Behavioral Interview Question: Leading Organizational Change
17. Describe a time when you led or contributed to a major change in your organization. How did you gain buy-in?
This question assesses your change management and influencing skills. Employers want leaders who can champion transformation and rally others around new initiatives.
Why It’s Asked:
- To evaluate your ability to drive change in dynamic environments.
- To understand how you overcome resistance and build momentum.
- To assess your vision and execution in organizational initiatives.
Sample Context:
- You helped transition a team to agile methodology.
- You led a cultural shift toward more data-driven decision-making.

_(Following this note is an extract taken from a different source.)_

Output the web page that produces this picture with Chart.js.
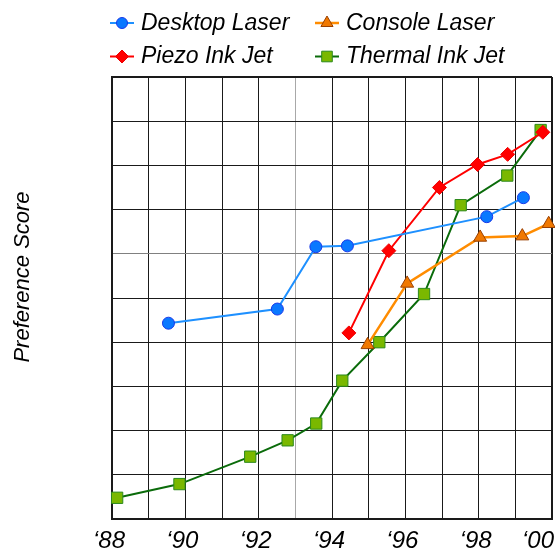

STAR Method Response Framework:
- Situation: Describe the change and its significance.
- Task: Explain your role in initiating or supporting it.
- Action: Share how you communicated the vision, handled resistance, and built alignment.
- Result: Highlight successful adoption and measurable benefits.
Enhanced Example Answer:
Situation: I led a transition from waterfall to agile processes across a 50-person engineering team.
Task: My responsibility was to introduce agile practices and ensure team buy-in.
Action: I organized workshops, appointed agile champions within teams, and implemented a pilot project to demonstrate benefits.
I also addressed resistance by highlighting early successes and gathering feedback for iterative improvement.
Result: Within six months, team velocity improved by 30%, and employee satisfaction scores increased due to better collaboration.
Key Tips for Answering:
- Show how you built a coalition and communicated clearly.
- Highlight empathy in addressing concerns and resistance.
- Provide measurable outcomes that demonstrate success.
Common Mistakes to Avoid:
- Focusing only on challenges without describing solutions.
- Ignoring the role of communication in change management.
- Leaving out post-change impacts on team or business performance.